• **Problem statement**: Output a verbatim copy of the data, cut off after the line that contains "1.23e-10, 1.1e-10, 1.0e-10];".

* start Given data *

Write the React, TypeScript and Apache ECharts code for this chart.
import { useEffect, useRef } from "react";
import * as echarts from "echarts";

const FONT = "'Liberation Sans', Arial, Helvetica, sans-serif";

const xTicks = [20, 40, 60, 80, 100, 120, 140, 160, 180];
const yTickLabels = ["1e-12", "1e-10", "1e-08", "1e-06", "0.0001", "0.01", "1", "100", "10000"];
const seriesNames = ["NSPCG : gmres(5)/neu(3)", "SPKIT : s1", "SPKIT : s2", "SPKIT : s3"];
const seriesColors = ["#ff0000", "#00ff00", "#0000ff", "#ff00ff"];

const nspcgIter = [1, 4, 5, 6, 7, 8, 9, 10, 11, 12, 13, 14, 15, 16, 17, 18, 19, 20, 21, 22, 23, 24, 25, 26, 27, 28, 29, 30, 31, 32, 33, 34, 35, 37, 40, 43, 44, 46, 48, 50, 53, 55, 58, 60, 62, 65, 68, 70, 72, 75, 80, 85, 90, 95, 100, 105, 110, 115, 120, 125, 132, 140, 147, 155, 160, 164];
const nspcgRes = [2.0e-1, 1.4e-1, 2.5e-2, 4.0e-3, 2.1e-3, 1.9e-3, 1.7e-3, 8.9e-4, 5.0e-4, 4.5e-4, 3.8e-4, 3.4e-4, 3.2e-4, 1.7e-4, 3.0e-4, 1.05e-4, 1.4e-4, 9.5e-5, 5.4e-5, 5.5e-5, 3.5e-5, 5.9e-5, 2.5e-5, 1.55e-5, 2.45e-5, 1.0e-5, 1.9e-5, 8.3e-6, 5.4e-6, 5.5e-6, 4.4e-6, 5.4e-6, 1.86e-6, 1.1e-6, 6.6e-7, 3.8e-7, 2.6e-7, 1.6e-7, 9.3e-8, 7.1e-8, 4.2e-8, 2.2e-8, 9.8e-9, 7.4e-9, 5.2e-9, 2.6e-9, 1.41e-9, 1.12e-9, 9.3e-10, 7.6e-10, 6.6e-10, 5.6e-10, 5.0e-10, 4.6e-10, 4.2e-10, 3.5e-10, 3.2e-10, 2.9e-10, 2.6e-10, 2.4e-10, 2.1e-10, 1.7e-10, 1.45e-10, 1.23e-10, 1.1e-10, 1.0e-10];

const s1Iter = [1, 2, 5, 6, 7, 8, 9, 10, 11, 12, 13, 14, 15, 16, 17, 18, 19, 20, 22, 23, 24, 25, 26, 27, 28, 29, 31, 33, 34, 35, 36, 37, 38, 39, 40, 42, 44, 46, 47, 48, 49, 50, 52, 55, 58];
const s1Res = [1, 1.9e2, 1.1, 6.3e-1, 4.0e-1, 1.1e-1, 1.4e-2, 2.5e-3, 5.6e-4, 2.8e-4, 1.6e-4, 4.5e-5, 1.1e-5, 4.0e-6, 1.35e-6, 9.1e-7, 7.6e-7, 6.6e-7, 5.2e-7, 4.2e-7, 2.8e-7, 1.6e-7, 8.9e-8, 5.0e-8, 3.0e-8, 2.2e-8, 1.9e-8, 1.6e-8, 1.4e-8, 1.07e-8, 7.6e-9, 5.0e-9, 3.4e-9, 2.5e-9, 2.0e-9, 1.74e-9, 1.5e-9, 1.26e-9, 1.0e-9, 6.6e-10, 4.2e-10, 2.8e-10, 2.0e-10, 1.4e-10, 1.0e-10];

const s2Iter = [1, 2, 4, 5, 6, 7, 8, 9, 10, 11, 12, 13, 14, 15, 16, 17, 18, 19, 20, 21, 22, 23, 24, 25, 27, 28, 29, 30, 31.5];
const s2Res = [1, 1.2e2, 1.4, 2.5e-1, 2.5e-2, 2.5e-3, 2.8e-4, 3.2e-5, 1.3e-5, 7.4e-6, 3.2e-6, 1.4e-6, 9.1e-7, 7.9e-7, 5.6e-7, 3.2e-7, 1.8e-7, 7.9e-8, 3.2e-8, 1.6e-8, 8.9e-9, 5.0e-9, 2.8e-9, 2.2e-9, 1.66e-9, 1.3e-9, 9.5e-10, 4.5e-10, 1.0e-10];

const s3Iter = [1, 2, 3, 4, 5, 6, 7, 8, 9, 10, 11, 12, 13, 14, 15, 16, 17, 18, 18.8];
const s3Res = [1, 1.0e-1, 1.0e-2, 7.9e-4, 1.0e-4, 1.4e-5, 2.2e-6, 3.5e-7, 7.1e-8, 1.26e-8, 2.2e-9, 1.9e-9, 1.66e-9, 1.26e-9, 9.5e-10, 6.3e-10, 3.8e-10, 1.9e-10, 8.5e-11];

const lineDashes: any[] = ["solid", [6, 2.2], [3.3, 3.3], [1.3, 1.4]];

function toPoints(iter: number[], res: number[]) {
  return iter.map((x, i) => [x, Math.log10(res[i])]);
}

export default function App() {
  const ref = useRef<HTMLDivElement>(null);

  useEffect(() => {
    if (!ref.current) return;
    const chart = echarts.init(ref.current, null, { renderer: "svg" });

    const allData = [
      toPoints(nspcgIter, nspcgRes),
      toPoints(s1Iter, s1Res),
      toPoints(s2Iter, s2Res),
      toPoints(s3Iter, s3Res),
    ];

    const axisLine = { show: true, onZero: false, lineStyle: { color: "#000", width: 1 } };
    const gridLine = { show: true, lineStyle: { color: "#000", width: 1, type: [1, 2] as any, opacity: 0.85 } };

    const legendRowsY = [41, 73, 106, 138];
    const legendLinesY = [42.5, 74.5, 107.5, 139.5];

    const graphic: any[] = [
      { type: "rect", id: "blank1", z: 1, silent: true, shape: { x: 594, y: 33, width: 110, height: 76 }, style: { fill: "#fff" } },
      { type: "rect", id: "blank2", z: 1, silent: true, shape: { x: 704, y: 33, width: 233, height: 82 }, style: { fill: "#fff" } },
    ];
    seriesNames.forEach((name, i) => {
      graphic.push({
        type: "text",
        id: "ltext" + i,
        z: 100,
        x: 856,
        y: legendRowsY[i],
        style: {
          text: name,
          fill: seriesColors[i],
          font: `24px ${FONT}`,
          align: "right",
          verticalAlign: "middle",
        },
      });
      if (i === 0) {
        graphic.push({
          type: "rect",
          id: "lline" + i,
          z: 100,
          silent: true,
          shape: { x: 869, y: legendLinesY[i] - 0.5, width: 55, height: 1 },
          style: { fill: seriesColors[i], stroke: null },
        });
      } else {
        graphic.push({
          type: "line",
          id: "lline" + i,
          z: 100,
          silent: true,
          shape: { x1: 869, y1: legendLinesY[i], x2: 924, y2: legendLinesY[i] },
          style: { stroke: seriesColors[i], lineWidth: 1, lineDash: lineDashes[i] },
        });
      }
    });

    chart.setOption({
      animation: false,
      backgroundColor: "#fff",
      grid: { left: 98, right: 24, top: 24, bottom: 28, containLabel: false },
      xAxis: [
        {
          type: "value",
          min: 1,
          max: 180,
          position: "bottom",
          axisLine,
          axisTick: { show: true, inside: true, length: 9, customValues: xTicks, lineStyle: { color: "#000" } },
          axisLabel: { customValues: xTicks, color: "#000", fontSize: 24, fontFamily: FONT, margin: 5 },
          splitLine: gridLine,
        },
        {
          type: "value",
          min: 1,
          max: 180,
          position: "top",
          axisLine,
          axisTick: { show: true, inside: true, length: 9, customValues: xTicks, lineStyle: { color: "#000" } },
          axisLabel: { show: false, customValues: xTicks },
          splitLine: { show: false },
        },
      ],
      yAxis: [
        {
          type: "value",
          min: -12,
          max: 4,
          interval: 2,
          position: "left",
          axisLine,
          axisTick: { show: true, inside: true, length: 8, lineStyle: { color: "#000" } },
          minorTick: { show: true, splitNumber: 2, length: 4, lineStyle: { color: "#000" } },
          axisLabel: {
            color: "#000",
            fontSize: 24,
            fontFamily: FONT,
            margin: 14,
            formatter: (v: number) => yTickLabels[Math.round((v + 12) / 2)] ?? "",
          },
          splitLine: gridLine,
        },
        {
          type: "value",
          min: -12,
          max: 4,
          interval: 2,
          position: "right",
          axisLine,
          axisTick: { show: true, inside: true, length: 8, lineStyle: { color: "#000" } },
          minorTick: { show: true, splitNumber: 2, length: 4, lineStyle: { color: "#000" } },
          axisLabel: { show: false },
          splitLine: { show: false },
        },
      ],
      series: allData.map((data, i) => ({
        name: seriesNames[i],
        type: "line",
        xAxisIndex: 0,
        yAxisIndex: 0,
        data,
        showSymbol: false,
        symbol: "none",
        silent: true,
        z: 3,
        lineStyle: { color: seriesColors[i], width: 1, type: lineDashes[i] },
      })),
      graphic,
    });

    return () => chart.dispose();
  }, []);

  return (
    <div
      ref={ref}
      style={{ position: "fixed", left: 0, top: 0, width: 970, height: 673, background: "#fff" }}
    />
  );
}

* end Given data *

• **Correct output**:
Write the React, TypeScript and Apache ECharts code for this chart.
import { useEffect, useRef } from "react";
import * as echarts from "echarts";

const FONT = "'Liberation Sans', Arial, Helvetica, sans-serif";

const xTicks = [20, 40, 60, 80, 100, 120, 140, 160, 180];
const yTickLabels = ["1e-12", "1e-10", "1e-08", "1e-06", "0.0001", "0.01", "1", "100", "10000"];
const seriesNames = ["NSPCG : gmres(5)/neu(3)", "SPKIT : s1", "SPKIT : s2", "SPKIT : s3"];
const seriesColors = ["#ff0000", "#00ff00", "#0000ff", "#ff00ff"];

const nspcgIter = [1, 4, 5, 6, 7, 8, 9, 10, 11, 12, 13, 14, 15, 16, 17, 18, 19, 20, 21, 22, 23, 24, 25, 26, 27, 28, 29, 30, 31, 32, 33, 34, 35, 37, 40, 43, 44, 46, 48, 50, 53, 55, 58, 60, 62, 65, 68, 70, 72, 75, 80, 85, 90, 95, 100, 105, 110, 115, 120, 125, 132, 140, 147, 155, 160, 164];
const nspcgRes = [2.0e-1, 1.4e-1, 2.5e-2, 4.0e-3, 2.1e-3, 1.9e-3, 1.7e-3, 8.9e-4, 5.0e-4, 4.5e-4, 3.8e-4, 3.4e-4, 3.2e-4, 1.7e-4, 3.0e-4, 1.05e-4, 1.4e-4, 9.5e-5, 5.4e-5, 5.5e-5, 3.5e-5, 5.9e-5, 2.5e-5, 1.55e-5, 2.45e-5, 1.0e-5, 1.9e-5, 8.3e-6, 5.4e-6, 5.5e-6, 4.4e-6, 5.4e-6, 1.86e-6, 1.1e-6, 6.6e-7, 3.8e-7, 2.6e-7, 1.6e-7, 9.3e-8, 7.1e-8, 4.2e-8, 2.2e-8, 9.8e-9, 7.4e-9, 5.2e-9, 2.6e-9, 1.41e-9, 1.12e-9, 9.3e-10, 7.6e-10, 6.6e-10, 5.6e-10, 5.0e-10, 4.6e-10, 4.2e-10, 3.5e-10, 3.2e-10, 2.9e-10, 2.6e-10, 2.4e-10, 2.1e-10, 1.7e-10, 1.45e-10, 1.23e-10, 1.1e-10, 1.0e-10];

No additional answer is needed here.